As Volkswagen workers vote, Tennessee senator ramps up anti-union talk

* Corker: if UAW voted down, VW will announce investment

* VW denies vote, future investment are connected

* Outcome of three-day secret ballot remains too close to call

* A win at Tennessee plant could galvanize weakened UAW

By Richard Cowan and Bernie Woodall

WASHINGTON/CHATTANOOGA, Tenn., Feb 13 (Reuters) - One of Tennessee's two U.S. senators ramped up his anti-union rhetoric on Thursday in an attempt to sway workers at Volkswagen AG's Chattanooga plant who are voting this week on representation by the United Auto Workers.

Republican Senator Bob Corker told Reuters on Thursday that he is "very certain that if the UAW is voted down," the automaker will announce new investment in the plant "in the next couple weeks."

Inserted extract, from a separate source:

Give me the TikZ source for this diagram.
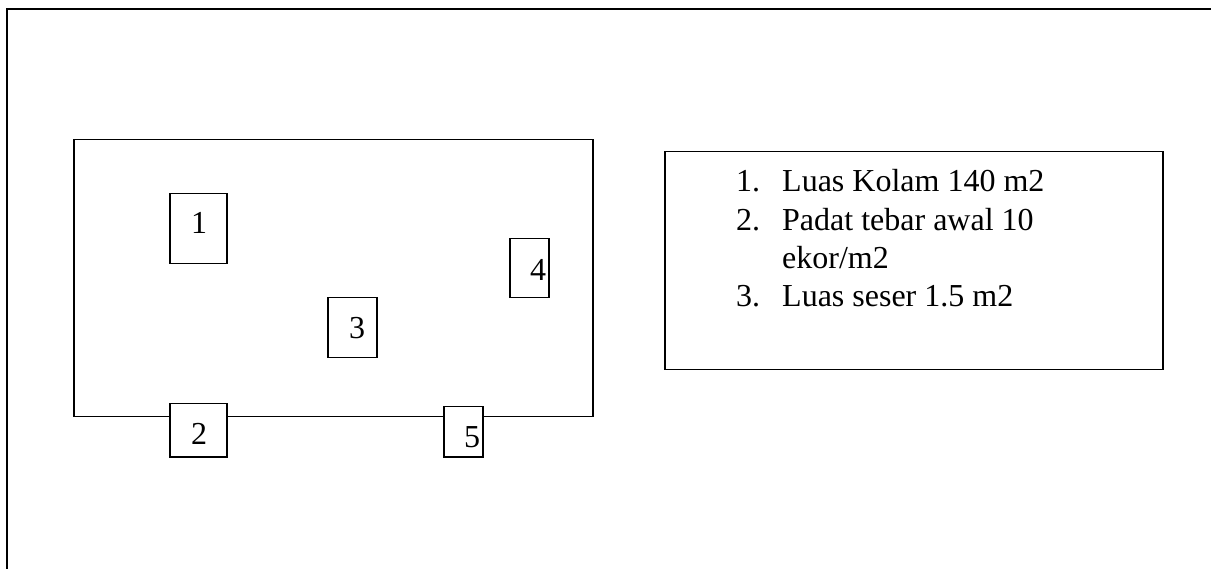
\documentclass[tikz,border=0pt]{standalone}
\usepackage{fontspec}
\setmainfont{Liberation Serif}
\usetikzlibrary{positioning}

\tikzset{
    every node/.style={font=\fontsize{32}{38}\selectfont},
    plot/.style={draw, line width=1.5pt, fill=white, inner sep=0pt, anchor=north west},
    num/.style={anchor=base, inner sep=0pt},
    item/.style={anchor=base west, inner sep=0pt}
}

\begin{document}
\begin{tikzpicture}[x=1pt, y=-1pt]
    \useasboundingbox (0,0) rectangle (1211,569);

    % frame
    \draw[line width=2.3pt] (7,569) -- (7,9) -- (1211,9);

    % kolam
    \node[plot, minimum width=519pt, minimum height=277pt] (kolam) at (73,139) {};

    \node[plot, minimum width=57pt, minimum height=70pt] (p1) at (169,193) {};
    \node[plot, minimum width=57pt, minimum height=53pt] (p2) at (169,403) {};
    \node[plot, minimum width=49pt, minimum height=60pt] (p3) at (327,297) {};
    \node[plot, minimum width=39pt, minimum height=59pt] (p4) at (509,238) {};
    \node[plot, minimum width=39pt, minimum height=50pt] (p5) at (443,406) {};

    \node[num] (l1) at (199,234) {1};
    \node[num] (l2) at (199,445) {2};
    \node[num] (l3) at (357,339) {3};
    \node[num] (l4) at (538,281) {4};
    \node[num] (l5) at (472,447) {5};

    % keterangan
    \node[plot, minimum width=498pt, minimum height=218pt] (ket) at (664,151) {};

    \node[item] (n1) at (736,192) {1.};
    \node[item] (t1) at (782,192) {Luas Kolam 140 m2};
    \node[item] (n2) at (736,231) {2.};
    \node[item] (t2) at (782,231) {Padat tebar awal 10};
    \node[item] (t2b) at (782,269) {ekor/m2};
    \node[item] (n3) at (736,307) {3.};
    \node[item] (t3) at (782,307) {Luas seser 1.5 m2};
\end{tikzpicture}
\end{document}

Corker's latest remarks seemed to contradict an earlier statement by Frank Fischer, chief executive of VW Chattanooga, that there was "no connection" between the vote at its three-year-old Tennessee plant and a looming decision on whether VW will build a new crossover vehicle there or in Mexico.

Volkswagen headquarters in Germany declined further comment and referred to Fischer's statement.

Pro-UAW workers and UAW officials have said the plant will get the new product regardless of the final vote tally, because making only one vehicle is not cost-efficient for VW at a plant designed to build at least two vehicles.

The clashing statements injected further uncertainty into the outcome of the three-day election, whose implications extend far beyond Chattanooga. If the vote, which ends on Friday evening, favors the UAW, it would galvanize a union that has lost 75 percent of its members since 1979.

Both union and anti-union forces spent much of the week promoting their views through newspaper ads, websites and billboards.

The Center for Worker Freedom, a special project of Americans for Tax Reform headed by conservative Grover Norquist, purchased 13 billboards in the Chattanooga area, including 11 digital boards.

One billboard links the UAW to President Barack Obama, whose national approval ratings are low, and another links the union to the demise of Detroit, which filed the biggest municipal bankruptcy in U.S. history last July.

The anti-union Southern Momentum group paid for the production of three videos available on its website www.no2uaw.com, including one of a former Volkswagen worker at the company's shuttered plant in Pennsylvania that once made the Rabbit, and another one narrated by an actor that lays out a litany of UAW offenses, including support for liberal political groups that fight gun control.